What do you call faeces in colloquial Dutch? In fact, English and Dutch are to be greatly envied from a German perspective. A word from nursery language has spread to more general use in both languages, meaning that you can talk about shit without sounding vulgar or clinical. The words I am referring to are ‘poop’ and ‘poep’, the Dutch word being pronounced about the same as the English one. In English, ‘poop’ has a certain childish ring to it. Still, you can use it not only when talking to a toddler, but also in a newspaper headline. This is also the case with Dutch ‘poep’ (and the corresponding verb ‘poepen’), but it sounds even less childish than the English word. A Dutch newspaper recently ran an article that was titled ‘Omdat iedereen poept’ (‘Because everyone poops’). You’d be hard-pressed for a stylistically appropriate translation to German. Well, why don’t the Germans use the cognate equivalent of the Dutch and English words? Here’s the complication: There is an equivalent in German, namely ‘Pup(s)’, but it means—wait for it—‘fart’ (in a slightly childish, euphemistic register). All three words are onomatopoetic, that is, an attempt at a phonetic imitation of a real world sound. What is being imitated is, of course, the sound of flatulence. English ‘poop’ and Dutch ‘poep’ can refer to that as well, but the meaning ‘fart’ has all but died out in English. In Dutch, it is found in—you guessed it—fixed expressions, such as ‘iemand een poepje laten ruiken’ (literally: ‘to have someone smell a little fart’, meaning: ‘to put somebody in their place’). By contrast, the German word ‘Pup(s)’ means nothing but ‘fart’—just like ‘Furz’, the cognate of English ‘fart’, which is perceived to be somewhat more vulgar.
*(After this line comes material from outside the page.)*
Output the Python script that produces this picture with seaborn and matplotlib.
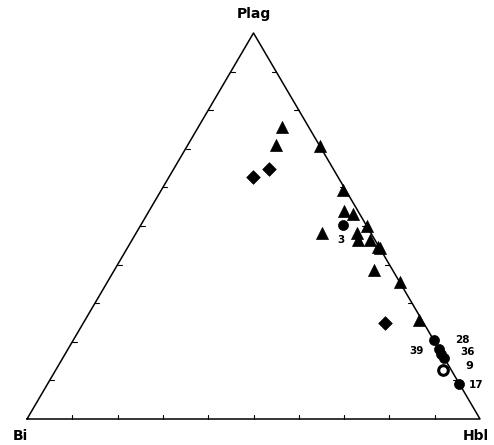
import numpy as np
import pandas as pd
import seaborn as sns
import matplotlib
matplotlib.use("Agg")
import matplotlib.pyplot as plt

# modal composition as fractions (Plag, Hbl, Bi)
tri_plag = [0.756, 0.710, 0.708, 0.593, 0.540, 0.530, 0.500, 0.483, 0.483, 0.464,
            0.464, 0.446, 0.442, 0.386, 0.355, 0.256]
tri_hbl = [0.185, 0.194, 0.292, 0.400, 0.430, 0.454, 0.500, 0.409, 0.487, 0.498,
           0.525, 0.552, 0.558, 0.573, 0.645, 0.737]
dia_plag = [0.626, 0.648, 0.248]
dia_hbl = [0.185, 0.211, 0.666]
cir_plag = [0.503, 0.205, 0.181, 0.168, 0.157, 0.091]
cir_hbl = [0.446, 0.795, 0.818, 0.831, 0.843, 0.909]
open_plag = [0.127]
open_hbl = [0.854]

df = pd.DataFrame({
    "plag": tri_plag + dia_plag + cir_plag,
    "hbl": tri_hbl + dia_hbl + cir_hbl,
    "type": ["tri"] * len(tri_plag) + ["dia"] * len(dia_plag) + ["cir"] * len(cir_plag),
})
df["x"] = df.hbl + df.plag / 2
df["y"] = df.plag

sns.set_style("white")
plt.rcParams["font.family"] = ["DejaVu Sans"]
plt.rcParams["text.color"] = "black"

fig = plt.figure(figsize=(4.94, 4.45), dpi=100)
ax = fig.add_axes([0, 0, 1, 1])
ax.set_xlim(-27 / 453, (494 - 27) / 453)
ax.set_ylim(-26 / 386, 419 / 386)
ax.axis("off")

# frame
ax.plot([0, 1, 0.5, 0], [0, 0, 1, 0], color="black", lw=1.1)

# small ticks every 10 %
tl = 0.01
for f in np.arange(0.1, 1.0, 0.1):
    ax.plot([f, f], [0, tl], color="black", lw=0.8)  # base
    ax.plot([f / 2, f / 2 + tl], [f, f], color="black", lw=0.8)  # left edge
    ax.plot([1 - f / 2, 1 - f / 2 - tl], [f, f], color="black", lw=0.8)  # right edge

sizes = {"tri": 75, "dia": 48, "cir": 52}
markers = {"tri": "^", "dia": "D", "cir": "o"}
for t in ["tri", "dia", "cir"]:
    sub = df[df.type == t]
    sns.scatterplot(data=sub, x="x", y="y", marker=markers[t], s=sizes[t],
                    color="black", edgecolor="black", linewidth=0.5, ax=ax, zorder=3)

ox = [h + p / 2 for h, p in zip(open_hbl, open_plag)]
ax.scatter(ox, open_plag, s=48, facecolor="white", edgecolor="black", linewidth=2.2, zorder=3)

# sample numbers
lab_pos = {"3": (341, 240), "28": (462, 340), "39": (416, 351), "36": (468, 352),
           "9": (469, 366), "17": (476, 385)}
for lab, (px, py) in lab_pos.items():
    ax.text((px - 27) / 453, (419 - py) / 386, lab, fontsize=8 if lab == "9" else 7.5,
            fontweight="bold", ha="center", va="center", color="black")

ax.text(0.5, (419 - 14) / 386, "Plag", fontsize=10, fontweight="bold", ha="center", va="center")
ax.text((20 - 27) / 453, (419 - 436) / 386, "Bi", fontsize=10, fontweight="bold", ha="center", va="center")
ax.text((476 - 27) / 453, (419 - 436) / 386, "Hbl", fontsize=10, fontweight="bold", ha="center", va="center")

fig.savefig("out.png", dpi=100, facecolor="white")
So, the Dutch and English words for solid excreta and the German word for gaseous excreta are also cognates.
In consequence, this means that speakers of English and German with no knowledge of Dutch are likely to be led up the garden path when encountering ‘scheet’, just the way English and Dutch speakers with no knowledge of German might be confused by ‘Pups’. Was für eine Scheiße!